I have extensive training in perinatal and reproductive mental health, evidence-based treatment of mood and anxiety disorders, sex therapy, and trauma.  I earned my bachelor’s degree in international studies at the University of Chicago and obtained my master’s degree in clinical social work at the University of Chicago School of Social Service Administration.  I often present on topics related to mental health. I am an AASECT-certified sex therapist and a certified perinatal mental health clinician. My most valuable learning experiences come from my clients: their experience, wisdom and perspective have shaped my clinical practice the most, something I am deeply grateful for.

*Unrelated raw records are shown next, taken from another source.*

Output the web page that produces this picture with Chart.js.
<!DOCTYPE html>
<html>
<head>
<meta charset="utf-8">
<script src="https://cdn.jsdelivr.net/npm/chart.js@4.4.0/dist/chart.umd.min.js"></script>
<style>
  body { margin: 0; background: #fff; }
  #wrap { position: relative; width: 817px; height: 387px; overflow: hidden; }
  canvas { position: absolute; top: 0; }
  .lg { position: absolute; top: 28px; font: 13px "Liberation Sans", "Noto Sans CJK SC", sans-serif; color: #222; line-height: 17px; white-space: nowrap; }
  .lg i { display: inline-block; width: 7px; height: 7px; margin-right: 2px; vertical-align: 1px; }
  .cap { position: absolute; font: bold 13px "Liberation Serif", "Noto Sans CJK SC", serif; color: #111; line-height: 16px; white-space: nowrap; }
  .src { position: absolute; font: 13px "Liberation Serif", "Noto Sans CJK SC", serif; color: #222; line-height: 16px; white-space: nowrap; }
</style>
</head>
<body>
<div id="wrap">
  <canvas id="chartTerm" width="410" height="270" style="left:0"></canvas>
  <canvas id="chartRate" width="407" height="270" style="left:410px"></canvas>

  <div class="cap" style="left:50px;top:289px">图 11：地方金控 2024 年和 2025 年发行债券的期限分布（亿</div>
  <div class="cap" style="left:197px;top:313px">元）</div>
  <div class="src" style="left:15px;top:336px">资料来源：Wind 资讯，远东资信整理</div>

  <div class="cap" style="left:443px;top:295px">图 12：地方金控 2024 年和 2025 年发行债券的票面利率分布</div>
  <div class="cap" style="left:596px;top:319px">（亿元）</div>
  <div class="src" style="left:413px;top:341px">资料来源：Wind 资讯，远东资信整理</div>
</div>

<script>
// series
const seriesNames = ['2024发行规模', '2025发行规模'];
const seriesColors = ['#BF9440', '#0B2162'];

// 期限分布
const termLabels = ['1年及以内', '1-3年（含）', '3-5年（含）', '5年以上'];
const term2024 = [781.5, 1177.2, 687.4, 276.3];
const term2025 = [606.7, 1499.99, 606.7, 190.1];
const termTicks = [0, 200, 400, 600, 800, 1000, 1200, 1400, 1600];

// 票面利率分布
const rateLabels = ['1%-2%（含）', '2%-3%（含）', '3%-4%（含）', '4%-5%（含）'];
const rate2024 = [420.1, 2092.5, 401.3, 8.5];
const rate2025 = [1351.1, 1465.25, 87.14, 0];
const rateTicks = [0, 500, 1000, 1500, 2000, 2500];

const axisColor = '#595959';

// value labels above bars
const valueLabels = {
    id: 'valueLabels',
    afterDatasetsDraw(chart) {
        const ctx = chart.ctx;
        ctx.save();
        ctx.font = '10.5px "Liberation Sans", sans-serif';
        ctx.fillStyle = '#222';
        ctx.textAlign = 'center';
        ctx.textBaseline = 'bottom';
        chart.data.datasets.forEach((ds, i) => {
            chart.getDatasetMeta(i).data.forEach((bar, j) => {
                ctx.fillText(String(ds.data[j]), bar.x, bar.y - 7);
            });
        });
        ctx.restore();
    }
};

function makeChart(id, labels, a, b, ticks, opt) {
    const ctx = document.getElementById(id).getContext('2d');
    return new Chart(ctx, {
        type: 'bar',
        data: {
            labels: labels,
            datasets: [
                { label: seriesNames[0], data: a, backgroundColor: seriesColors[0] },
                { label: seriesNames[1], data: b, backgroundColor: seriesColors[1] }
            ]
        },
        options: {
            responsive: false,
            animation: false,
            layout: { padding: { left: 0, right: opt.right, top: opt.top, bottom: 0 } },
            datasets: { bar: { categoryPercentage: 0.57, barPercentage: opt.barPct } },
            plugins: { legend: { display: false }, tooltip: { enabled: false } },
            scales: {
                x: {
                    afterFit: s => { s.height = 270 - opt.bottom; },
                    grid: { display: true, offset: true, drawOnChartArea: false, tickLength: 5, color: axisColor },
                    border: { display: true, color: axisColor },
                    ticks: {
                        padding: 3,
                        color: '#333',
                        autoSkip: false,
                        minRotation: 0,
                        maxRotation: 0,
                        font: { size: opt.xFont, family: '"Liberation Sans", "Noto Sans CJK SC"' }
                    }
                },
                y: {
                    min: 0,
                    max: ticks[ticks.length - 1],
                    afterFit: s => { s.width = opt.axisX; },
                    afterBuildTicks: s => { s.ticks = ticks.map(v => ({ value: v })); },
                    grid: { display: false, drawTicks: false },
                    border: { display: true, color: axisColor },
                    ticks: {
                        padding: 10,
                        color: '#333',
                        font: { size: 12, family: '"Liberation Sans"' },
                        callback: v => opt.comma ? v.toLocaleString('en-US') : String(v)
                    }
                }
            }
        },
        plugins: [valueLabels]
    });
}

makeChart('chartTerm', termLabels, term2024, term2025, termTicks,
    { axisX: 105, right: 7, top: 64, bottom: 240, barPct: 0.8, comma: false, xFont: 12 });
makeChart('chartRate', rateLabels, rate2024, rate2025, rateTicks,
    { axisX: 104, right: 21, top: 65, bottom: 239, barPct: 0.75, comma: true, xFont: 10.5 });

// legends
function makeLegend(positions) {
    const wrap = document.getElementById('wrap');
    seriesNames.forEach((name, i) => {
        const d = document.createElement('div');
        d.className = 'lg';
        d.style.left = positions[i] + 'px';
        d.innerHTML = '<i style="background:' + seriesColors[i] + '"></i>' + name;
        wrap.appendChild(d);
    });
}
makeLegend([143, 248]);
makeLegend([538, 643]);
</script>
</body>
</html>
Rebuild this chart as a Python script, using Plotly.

LCSW License Number:149016046
Type 1 NPI Number: 1841631132
Accepts: BCBS PPO and BlueChoice plans, Lyra, self-pay and out of network clients


Selected training and affiliation
AASECT-Certified Sex Therapist
Certified Perinatal Mental Health Clinician
Eye Movement Desensitization and Reprocessing (EMDR) Training
Bringing Baby Home Educator Training, Gottman Institute
Circle of Security Parent Educator
Supportive Parenting for Anxious Childhood Emotions (SPACE) training
Gottman Method Level 1 training
Dialectical Behavior Therapy Training

Key beliefs
People are stronger and more resilient than they often realize.
Our culture teaches us to be fiercely independent. To thrive, we need to embrace being interdependent -- deep connection with others is essential for happiness.

More about me
I love the outdoors and hiking, camping, kayaking.
I can’t live without chocolate.
I feel grateful every day for getting to do the work I love.